- [Task brief]:
Open with the line that has "Reproduce this chart with matplotlib."; close with the line that has "plt.rcParams['axes.unicode_minus'] = False". Retype those lines exactly, images excluded.

- [Data supplied]:

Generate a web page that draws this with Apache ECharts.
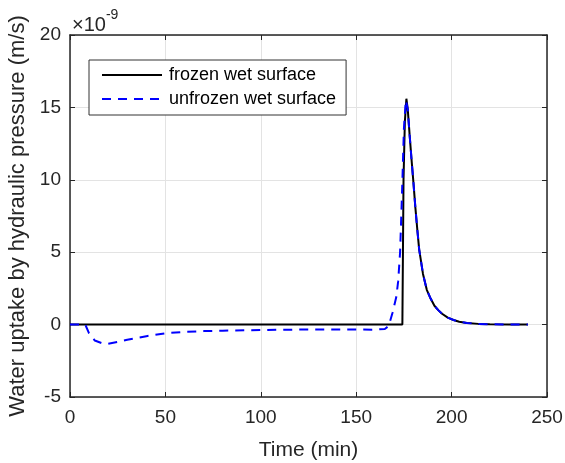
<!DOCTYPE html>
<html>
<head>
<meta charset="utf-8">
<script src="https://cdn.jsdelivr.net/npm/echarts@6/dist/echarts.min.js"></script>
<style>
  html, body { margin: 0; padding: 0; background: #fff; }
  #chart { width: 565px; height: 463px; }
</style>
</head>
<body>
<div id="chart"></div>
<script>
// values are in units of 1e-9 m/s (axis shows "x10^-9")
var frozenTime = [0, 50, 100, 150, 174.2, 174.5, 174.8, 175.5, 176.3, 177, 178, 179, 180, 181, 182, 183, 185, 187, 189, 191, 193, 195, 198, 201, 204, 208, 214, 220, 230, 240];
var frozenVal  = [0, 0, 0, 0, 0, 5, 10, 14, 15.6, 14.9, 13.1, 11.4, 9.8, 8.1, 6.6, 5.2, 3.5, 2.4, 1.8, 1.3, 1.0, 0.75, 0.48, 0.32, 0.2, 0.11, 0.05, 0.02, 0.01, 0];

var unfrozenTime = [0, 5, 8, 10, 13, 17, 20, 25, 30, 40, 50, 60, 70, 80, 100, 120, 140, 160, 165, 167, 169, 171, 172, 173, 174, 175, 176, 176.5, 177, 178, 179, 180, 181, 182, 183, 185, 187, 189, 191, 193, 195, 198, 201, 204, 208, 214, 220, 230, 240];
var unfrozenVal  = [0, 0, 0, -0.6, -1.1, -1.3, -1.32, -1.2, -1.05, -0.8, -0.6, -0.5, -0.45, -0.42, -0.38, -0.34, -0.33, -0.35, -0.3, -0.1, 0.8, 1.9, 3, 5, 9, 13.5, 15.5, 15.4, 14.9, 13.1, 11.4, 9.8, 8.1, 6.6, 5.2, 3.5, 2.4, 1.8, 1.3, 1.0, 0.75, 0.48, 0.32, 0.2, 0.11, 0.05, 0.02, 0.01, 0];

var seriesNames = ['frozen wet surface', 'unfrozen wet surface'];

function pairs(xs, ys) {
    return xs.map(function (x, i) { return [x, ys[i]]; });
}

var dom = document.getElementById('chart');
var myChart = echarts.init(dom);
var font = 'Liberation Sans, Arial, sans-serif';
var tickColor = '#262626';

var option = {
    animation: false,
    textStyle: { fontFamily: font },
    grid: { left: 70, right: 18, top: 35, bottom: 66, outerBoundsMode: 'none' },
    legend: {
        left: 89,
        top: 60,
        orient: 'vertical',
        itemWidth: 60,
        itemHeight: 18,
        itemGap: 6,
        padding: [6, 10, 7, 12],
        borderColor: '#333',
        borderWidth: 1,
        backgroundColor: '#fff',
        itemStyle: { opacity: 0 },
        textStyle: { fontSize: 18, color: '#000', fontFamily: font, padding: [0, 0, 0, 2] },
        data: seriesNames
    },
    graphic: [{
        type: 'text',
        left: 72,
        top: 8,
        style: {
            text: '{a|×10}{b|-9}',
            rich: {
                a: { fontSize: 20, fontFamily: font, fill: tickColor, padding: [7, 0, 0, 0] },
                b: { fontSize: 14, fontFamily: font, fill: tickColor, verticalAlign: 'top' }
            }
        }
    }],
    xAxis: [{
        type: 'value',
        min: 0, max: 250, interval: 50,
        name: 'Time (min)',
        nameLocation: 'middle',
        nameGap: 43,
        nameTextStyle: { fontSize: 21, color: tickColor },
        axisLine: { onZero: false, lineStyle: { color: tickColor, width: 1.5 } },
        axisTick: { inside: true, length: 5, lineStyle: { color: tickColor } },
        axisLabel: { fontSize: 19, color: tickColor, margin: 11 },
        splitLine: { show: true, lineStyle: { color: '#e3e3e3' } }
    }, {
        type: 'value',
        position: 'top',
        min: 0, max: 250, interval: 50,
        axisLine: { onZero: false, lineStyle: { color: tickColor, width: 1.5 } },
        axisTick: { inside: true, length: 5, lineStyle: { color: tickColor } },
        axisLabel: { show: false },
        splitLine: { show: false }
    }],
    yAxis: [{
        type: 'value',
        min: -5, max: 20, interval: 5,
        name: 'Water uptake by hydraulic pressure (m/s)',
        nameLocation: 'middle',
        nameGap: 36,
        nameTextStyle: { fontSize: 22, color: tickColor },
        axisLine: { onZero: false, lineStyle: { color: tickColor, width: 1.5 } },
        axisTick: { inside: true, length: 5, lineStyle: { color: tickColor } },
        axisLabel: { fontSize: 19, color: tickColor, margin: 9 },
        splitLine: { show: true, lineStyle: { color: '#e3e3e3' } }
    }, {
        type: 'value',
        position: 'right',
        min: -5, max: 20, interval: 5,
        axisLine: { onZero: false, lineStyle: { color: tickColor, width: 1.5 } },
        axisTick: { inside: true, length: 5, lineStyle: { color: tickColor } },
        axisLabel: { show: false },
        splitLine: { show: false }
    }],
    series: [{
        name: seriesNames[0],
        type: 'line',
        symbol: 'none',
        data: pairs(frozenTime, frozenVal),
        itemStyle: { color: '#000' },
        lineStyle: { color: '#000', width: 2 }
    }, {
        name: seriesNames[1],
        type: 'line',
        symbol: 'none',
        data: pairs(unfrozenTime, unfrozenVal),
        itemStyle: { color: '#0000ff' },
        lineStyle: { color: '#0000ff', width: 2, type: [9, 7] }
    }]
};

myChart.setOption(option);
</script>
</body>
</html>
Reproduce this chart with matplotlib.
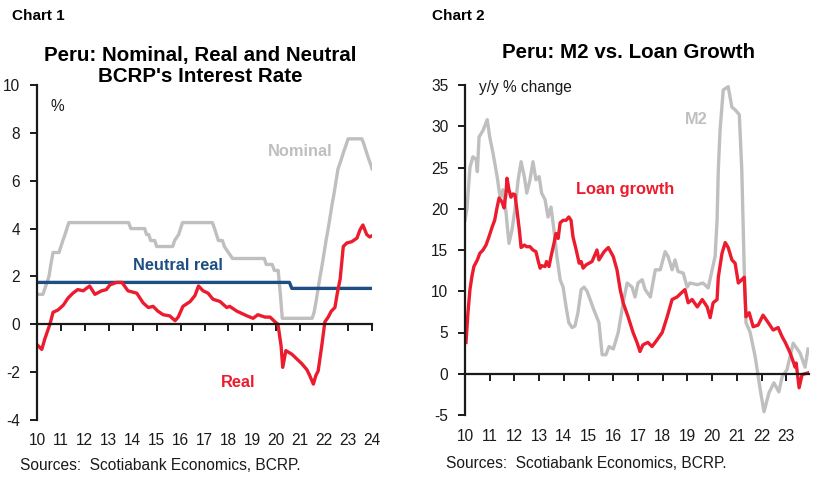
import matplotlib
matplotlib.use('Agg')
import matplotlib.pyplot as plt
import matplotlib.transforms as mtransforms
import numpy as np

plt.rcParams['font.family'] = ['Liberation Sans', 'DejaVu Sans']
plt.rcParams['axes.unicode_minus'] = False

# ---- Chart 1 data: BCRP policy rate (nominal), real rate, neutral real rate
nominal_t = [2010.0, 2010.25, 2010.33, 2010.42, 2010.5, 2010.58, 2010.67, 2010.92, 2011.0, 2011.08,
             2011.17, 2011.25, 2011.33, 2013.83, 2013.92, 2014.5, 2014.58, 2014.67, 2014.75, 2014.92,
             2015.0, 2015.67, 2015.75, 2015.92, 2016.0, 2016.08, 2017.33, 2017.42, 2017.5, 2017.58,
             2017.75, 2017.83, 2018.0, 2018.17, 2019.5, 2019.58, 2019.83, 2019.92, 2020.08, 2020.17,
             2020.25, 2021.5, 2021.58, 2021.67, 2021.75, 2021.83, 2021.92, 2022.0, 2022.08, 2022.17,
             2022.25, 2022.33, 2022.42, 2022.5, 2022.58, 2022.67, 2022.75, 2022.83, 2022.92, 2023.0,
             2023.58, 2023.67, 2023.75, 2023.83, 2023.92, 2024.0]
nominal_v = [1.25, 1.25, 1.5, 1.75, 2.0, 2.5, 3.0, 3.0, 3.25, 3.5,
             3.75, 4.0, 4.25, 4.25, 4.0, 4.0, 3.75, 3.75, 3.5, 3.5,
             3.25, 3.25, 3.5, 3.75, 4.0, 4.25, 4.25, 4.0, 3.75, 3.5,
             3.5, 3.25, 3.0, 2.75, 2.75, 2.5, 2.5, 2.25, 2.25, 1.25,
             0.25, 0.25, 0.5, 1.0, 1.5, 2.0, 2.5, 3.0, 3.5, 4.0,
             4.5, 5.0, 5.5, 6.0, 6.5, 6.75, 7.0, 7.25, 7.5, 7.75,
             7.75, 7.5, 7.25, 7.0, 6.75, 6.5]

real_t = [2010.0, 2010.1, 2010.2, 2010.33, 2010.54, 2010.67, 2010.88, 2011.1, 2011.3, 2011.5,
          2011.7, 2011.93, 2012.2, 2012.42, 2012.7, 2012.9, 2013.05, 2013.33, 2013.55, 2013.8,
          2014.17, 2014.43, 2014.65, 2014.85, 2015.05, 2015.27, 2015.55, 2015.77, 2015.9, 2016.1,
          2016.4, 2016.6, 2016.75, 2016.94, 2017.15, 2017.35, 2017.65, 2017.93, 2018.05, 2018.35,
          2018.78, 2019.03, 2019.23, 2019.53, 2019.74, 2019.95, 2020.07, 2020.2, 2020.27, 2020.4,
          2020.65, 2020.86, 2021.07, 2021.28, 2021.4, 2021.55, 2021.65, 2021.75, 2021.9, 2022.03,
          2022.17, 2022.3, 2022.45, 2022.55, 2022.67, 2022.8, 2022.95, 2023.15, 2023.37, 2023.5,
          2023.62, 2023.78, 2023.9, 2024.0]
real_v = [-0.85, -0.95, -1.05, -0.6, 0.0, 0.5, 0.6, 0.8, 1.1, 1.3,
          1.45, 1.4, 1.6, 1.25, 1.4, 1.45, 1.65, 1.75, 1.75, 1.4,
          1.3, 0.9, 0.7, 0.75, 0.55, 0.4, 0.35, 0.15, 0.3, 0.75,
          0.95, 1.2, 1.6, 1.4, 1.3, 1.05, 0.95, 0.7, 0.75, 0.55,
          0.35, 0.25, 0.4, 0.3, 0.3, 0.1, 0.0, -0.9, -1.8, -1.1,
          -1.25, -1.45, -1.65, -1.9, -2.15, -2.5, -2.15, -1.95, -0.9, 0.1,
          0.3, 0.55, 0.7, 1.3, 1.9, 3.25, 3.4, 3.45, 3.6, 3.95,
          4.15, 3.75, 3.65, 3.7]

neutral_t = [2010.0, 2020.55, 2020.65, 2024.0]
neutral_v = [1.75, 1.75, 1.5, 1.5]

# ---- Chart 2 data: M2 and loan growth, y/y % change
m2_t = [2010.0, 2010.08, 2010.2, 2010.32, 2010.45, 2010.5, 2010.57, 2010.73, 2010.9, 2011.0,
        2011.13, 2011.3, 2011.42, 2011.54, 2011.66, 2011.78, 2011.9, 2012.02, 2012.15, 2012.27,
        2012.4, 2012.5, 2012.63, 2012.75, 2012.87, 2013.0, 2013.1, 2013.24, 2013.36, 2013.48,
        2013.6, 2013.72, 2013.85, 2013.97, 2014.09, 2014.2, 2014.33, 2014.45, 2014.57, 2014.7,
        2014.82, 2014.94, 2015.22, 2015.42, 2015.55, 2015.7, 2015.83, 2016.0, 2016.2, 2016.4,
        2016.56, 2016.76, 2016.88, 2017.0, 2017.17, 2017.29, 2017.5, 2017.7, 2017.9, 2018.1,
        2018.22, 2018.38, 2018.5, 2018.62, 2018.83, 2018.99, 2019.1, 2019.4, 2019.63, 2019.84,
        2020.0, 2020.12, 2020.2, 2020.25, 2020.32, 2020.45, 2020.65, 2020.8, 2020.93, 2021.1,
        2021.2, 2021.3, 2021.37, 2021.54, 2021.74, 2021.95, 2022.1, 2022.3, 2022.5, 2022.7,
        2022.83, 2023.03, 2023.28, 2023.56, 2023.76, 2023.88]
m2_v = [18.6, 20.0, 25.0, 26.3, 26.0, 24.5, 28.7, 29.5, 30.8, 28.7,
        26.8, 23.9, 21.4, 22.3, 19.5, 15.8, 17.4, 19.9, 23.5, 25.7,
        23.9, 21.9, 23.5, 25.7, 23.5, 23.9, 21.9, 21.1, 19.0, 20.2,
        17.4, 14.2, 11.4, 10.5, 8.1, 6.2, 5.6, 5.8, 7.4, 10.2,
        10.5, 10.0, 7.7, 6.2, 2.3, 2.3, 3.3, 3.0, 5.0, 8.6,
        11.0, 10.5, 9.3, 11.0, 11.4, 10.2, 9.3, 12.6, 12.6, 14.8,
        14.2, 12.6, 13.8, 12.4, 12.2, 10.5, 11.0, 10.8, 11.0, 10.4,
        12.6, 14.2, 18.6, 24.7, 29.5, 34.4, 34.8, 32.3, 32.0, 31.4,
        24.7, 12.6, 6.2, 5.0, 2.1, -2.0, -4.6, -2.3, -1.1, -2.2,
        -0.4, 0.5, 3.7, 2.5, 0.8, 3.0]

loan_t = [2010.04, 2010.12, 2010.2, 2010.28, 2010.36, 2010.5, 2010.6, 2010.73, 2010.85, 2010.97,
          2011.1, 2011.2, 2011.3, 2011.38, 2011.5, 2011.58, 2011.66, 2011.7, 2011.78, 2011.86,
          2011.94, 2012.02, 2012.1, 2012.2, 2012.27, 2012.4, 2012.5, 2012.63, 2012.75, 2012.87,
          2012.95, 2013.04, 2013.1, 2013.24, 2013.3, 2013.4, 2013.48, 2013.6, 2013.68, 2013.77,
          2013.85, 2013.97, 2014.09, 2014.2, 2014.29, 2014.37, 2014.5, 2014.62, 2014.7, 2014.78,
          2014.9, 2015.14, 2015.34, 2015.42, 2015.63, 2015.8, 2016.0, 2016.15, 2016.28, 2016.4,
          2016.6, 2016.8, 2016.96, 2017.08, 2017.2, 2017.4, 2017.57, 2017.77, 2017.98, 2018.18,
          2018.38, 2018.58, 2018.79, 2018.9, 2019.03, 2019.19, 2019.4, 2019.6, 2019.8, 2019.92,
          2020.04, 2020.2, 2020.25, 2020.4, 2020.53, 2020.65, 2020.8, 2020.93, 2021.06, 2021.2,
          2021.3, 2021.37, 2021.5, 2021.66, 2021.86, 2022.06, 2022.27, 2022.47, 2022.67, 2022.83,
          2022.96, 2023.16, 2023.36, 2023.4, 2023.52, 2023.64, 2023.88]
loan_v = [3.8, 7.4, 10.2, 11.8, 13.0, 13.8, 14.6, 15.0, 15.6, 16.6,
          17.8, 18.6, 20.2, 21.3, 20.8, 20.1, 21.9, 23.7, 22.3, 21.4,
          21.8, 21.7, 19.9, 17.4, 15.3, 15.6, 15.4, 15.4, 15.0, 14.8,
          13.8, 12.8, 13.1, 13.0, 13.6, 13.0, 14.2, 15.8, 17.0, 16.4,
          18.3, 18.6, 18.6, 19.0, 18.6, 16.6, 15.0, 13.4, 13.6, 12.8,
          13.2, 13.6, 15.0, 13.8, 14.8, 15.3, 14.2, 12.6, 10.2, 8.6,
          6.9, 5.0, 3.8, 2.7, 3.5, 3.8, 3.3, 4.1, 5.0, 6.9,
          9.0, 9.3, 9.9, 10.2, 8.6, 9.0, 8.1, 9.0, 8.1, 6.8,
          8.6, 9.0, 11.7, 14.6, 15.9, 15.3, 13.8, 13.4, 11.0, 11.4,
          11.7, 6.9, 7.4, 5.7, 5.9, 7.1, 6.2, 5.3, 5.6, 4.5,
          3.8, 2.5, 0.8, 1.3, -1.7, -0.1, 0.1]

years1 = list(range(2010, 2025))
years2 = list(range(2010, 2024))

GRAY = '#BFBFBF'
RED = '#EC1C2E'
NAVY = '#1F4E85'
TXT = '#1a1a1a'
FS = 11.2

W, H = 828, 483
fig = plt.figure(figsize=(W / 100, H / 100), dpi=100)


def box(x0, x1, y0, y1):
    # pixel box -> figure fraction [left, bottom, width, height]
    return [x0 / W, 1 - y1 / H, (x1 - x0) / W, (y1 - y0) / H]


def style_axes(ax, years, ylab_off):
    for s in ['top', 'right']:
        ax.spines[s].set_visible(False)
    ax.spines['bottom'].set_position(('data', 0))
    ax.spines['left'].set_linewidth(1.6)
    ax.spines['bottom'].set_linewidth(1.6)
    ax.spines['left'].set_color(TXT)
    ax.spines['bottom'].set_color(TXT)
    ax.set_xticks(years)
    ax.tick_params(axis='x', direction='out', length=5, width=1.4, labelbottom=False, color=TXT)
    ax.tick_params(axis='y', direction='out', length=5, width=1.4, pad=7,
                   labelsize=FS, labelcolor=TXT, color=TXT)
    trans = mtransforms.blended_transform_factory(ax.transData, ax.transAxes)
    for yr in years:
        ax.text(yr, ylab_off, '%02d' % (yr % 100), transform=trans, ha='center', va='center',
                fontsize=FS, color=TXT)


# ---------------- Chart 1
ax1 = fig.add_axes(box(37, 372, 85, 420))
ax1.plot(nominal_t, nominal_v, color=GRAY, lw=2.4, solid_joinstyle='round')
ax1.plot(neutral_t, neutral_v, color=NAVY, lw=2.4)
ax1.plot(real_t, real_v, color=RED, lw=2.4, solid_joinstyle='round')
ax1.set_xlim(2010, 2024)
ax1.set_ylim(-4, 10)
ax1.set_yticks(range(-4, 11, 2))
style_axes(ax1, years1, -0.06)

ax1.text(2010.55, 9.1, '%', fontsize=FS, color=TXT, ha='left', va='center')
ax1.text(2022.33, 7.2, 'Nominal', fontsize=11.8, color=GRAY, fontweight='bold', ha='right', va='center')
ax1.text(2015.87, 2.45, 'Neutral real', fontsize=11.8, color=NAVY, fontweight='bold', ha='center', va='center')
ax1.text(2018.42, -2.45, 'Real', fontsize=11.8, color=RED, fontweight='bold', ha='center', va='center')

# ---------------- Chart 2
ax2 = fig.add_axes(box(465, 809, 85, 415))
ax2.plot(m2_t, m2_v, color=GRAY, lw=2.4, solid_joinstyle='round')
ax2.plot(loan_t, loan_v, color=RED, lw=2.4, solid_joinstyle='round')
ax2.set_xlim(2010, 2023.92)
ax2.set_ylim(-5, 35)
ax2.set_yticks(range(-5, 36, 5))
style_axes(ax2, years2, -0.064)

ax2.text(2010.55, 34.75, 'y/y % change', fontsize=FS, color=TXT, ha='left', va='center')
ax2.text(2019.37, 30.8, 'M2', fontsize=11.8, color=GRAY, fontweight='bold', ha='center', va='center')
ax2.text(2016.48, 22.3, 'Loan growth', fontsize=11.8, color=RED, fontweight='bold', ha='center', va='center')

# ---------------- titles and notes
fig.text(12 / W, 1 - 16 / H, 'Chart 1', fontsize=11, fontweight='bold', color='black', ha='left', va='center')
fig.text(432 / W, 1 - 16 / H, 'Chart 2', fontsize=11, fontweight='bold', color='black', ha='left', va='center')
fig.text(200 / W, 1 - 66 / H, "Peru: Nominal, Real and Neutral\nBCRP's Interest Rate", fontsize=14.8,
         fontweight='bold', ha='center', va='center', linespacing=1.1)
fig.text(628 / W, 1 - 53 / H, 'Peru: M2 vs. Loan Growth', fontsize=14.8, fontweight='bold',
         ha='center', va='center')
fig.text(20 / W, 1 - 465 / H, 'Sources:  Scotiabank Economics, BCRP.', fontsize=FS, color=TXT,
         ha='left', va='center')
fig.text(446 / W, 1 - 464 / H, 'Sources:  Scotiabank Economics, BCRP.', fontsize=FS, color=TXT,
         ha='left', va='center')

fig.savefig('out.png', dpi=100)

- [Complete answer]:
Reproduce this chart with matplotlib.
import matplotlib
matplotlib.use('Agg')
import matplotlib.pyplot as plt
import matplotlib.transforms as mtransforms
import numpy as np

plt.rcParams['font.family'] = ['Liberation Sans', 'DejaVu Sans']
plt.rcParams['axes.unicode_minus'] = False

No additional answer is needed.